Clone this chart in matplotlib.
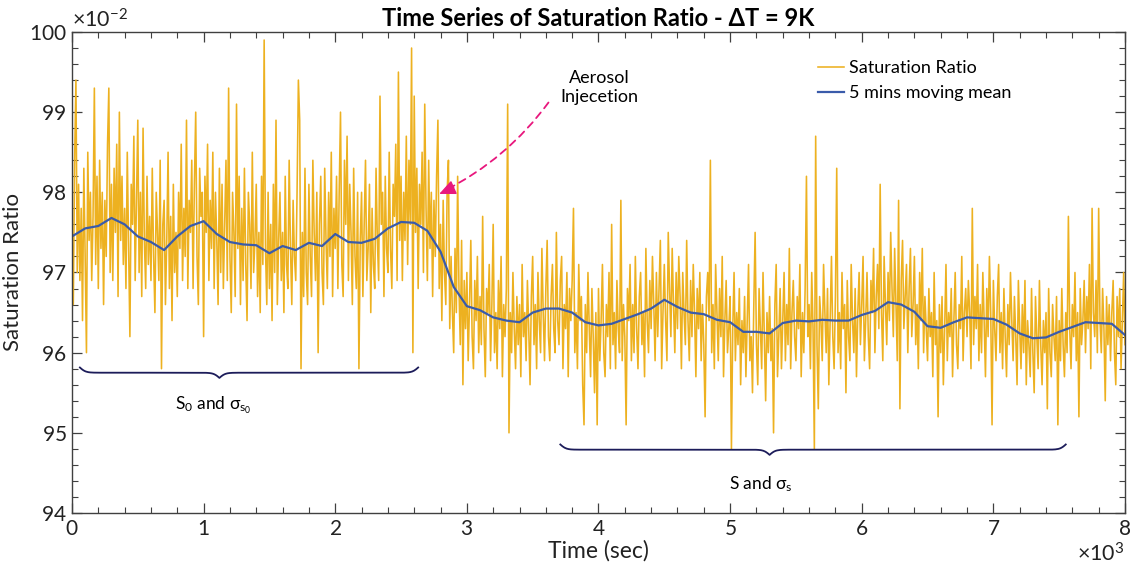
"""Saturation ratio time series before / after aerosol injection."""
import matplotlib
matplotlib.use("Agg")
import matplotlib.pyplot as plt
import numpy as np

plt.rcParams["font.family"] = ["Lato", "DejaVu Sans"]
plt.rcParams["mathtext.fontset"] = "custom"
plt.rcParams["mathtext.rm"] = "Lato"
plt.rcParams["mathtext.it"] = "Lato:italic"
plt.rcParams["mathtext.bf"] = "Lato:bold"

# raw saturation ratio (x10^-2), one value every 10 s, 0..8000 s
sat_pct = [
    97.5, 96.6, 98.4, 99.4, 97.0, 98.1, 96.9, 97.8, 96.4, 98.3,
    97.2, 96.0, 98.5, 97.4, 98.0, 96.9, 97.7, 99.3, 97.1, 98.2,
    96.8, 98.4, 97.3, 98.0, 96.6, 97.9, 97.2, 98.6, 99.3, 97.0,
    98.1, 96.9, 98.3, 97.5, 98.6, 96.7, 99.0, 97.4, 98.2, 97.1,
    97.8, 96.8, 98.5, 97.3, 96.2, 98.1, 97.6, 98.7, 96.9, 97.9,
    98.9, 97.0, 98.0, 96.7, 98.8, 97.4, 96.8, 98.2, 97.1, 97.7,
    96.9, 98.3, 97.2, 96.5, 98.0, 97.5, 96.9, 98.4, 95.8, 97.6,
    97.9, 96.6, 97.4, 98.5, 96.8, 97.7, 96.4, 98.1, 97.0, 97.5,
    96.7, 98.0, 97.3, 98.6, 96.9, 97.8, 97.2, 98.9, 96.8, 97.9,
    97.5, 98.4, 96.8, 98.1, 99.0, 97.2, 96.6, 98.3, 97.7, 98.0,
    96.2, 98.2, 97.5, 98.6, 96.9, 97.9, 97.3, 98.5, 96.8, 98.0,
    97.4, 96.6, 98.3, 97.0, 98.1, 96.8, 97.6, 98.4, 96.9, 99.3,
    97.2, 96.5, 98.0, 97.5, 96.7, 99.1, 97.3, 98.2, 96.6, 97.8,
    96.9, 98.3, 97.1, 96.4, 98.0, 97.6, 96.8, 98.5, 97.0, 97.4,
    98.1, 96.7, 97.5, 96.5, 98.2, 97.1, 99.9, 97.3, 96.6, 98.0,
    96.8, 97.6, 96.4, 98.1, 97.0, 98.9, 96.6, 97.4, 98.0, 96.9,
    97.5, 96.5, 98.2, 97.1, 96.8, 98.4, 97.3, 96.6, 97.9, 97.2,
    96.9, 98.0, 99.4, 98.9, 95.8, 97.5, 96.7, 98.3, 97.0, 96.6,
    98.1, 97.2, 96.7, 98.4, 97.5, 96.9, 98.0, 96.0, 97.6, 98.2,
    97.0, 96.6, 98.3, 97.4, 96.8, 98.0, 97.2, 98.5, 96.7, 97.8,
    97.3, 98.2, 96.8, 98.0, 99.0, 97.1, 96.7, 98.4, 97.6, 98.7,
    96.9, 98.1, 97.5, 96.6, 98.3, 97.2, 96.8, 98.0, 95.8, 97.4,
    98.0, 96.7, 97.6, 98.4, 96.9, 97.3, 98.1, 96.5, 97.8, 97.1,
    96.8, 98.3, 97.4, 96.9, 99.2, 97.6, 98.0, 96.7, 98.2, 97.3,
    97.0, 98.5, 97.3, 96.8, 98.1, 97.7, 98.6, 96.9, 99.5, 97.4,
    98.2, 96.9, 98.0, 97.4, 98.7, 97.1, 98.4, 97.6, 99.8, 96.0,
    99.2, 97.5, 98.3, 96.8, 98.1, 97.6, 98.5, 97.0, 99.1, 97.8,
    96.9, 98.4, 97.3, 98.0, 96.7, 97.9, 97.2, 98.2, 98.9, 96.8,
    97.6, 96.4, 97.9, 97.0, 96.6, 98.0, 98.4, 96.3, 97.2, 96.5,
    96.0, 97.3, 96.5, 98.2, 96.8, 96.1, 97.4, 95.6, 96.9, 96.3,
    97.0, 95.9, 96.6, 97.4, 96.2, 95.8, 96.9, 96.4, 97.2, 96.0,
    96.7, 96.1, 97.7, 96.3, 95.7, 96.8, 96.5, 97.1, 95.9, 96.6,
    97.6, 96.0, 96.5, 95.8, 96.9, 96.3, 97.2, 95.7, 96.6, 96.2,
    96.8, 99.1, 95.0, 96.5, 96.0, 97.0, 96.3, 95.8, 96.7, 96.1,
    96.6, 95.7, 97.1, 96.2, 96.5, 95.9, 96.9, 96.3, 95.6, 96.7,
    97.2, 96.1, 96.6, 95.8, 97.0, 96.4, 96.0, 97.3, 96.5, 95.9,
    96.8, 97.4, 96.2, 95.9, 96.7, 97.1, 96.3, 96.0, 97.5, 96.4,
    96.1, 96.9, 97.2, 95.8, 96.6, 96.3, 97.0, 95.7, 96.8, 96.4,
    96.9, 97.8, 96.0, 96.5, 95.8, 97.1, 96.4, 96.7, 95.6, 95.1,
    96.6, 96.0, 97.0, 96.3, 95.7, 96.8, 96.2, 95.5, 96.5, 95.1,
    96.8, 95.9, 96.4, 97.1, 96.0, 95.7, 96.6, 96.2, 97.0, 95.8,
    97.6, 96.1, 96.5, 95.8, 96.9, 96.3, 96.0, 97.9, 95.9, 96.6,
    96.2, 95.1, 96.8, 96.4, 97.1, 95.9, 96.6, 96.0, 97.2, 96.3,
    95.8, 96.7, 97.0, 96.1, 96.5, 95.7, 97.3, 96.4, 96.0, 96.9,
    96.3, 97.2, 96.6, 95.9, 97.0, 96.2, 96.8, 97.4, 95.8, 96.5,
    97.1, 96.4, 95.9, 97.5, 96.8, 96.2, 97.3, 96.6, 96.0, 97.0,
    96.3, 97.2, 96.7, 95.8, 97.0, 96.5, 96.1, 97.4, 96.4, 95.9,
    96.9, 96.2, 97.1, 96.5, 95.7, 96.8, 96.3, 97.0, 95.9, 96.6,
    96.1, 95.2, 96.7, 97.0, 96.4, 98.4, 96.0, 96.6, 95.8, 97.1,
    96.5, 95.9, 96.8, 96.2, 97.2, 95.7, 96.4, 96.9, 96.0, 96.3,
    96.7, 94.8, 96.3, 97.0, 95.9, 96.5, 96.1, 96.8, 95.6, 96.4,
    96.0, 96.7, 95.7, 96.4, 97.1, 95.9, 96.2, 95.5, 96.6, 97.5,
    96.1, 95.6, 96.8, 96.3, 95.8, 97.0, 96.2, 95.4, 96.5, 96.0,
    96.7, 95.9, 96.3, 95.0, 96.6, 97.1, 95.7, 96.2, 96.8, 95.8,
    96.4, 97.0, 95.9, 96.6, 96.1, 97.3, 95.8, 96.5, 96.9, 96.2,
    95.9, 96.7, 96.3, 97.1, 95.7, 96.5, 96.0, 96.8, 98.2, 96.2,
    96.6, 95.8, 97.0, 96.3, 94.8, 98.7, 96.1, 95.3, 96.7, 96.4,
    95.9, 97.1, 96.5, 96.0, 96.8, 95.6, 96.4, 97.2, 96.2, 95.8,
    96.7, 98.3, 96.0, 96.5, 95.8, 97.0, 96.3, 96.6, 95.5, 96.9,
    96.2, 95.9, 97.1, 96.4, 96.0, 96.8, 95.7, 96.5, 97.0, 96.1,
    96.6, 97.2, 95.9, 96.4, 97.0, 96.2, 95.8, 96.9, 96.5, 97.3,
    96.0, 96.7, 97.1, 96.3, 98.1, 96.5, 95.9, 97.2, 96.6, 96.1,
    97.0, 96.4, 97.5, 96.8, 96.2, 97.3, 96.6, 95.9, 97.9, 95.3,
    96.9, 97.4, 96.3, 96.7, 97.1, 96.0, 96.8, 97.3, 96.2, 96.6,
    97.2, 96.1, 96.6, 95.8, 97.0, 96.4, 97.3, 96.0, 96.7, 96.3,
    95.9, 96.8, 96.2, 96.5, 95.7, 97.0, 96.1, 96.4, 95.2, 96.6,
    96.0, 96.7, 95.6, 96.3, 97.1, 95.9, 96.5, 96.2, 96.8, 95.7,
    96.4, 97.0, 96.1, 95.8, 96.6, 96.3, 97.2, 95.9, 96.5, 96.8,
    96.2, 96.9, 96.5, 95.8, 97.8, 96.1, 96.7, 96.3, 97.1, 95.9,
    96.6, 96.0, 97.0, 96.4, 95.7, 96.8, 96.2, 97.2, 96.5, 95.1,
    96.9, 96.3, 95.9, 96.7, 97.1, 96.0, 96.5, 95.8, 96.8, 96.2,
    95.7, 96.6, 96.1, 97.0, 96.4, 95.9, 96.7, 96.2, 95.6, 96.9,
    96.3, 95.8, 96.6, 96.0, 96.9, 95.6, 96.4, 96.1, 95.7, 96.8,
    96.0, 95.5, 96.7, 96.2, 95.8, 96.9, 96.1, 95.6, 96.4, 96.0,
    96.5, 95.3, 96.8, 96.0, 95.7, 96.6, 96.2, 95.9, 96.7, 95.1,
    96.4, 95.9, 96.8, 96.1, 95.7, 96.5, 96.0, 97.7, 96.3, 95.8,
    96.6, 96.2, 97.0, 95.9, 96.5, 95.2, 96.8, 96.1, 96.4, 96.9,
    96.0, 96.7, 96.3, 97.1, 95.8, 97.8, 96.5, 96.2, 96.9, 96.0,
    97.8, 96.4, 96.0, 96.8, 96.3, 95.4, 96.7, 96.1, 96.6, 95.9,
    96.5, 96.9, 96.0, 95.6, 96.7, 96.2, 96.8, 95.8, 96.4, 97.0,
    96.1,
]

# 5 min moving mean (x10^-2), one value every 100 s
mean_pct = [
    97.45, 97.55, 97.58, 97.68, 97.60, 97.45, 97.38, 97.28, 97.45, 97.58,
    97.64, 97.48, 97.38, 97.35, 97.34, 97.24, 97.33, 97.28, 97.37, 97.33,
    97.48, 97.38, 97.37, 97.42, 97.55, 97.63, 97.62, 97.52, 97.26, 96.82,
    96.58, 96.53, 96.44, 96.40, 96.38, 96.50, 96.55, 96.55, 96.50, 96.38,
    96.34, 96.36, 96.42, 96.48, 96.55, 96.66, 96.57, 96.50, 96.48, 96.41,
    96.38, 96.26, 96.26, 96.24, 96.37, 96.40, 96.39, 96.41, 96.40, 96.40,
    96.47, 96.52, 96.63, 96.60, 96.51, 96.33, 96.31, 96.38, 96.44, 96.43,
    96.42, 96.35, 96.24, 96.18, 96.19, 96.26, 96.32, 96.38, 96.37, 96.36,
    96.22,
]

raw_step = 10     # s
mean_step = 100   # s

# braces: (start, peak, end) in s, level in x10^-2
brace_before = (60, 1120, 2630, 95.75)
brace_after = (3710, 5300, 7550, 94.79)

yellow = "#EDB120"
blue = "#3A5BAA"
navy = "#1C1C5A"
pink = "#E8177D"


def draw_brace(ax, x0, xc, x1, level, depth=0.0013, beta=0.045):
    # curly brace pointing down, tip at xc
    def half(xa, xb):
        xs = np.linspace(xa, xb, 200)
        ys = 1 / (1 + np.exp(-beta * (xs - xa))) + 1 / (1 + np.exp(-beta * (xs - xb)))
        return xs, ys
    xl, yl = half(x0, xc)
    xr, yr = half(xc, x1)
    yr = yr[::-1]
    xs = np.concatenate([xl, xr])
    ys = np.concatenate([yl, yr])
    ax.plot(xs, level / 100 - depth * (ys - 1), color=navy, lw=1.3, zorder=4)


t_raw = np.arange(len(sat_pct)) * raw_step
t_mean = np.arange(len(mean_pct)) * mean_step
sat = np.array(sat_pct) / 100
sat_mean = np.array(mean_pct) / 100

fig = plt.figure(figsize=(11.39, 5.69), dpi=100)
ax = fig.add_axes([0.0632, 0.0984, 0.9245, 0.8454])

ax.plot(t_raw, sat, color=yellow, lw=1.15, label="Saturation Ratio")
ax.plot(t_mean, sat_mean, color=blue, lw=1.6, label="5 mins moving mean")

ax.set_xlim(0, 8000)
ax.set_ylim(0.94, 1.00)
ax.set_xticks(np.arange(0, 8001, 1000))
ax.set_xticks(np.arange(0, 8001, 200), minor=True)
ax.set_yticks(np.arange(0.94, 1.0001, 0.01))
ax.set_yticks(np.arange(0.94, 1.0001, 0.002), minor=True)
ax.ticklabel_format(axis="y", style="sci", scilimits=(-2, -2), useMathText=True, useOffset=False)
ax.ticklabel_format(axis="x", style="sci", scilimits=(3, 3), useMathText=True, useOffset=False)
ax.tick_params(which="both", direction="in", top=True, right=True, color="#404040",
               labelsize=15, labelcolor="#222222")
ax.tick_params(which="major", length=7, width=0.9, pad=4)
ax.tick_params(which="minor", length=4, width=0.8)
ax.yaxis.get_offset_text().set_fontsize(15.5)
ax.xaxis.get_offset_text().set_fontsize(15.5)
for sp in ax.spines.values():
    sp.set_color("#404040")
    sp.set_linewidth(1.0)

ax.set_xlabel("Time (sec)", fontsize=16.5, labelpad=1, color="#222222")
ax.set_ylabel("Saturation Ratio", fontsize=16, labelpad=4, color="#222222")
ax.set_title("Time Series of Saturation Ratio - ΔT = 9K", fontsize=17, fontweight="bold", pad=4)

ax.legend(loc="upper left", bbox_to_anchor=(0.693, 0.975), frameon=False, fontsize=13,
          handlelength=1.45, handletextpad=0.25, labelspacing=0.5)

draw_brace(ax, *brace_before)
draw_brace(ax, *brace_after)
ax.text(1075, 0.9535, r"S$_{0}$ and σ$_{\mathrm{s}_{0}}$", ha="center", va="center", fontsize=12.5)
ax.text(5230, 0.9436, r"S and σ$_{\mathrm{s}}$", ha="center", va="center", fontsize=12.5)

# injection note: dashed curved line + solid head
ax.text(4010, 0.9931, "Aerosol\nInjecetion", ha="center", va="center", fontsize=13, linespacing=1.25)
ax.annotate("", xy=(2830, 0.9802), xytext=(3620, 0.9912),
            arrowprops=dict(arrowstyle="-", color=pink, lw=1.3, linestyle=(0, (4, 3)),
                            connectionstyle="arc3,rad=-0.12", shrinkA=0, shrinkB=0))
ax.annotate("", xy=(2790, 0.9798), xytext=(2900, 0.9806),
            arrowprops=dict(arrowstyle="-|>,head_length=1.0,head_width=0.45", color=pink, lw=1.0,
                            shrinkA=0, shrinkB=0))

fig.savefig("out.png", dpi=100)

***

## Request
Identify and list each line with the word "matplotlib".

## Response to the task
Clone this chart in matplotlib.
import matplotlib
matplotlib.use("Agg")
import matplotlib.pyplot as plt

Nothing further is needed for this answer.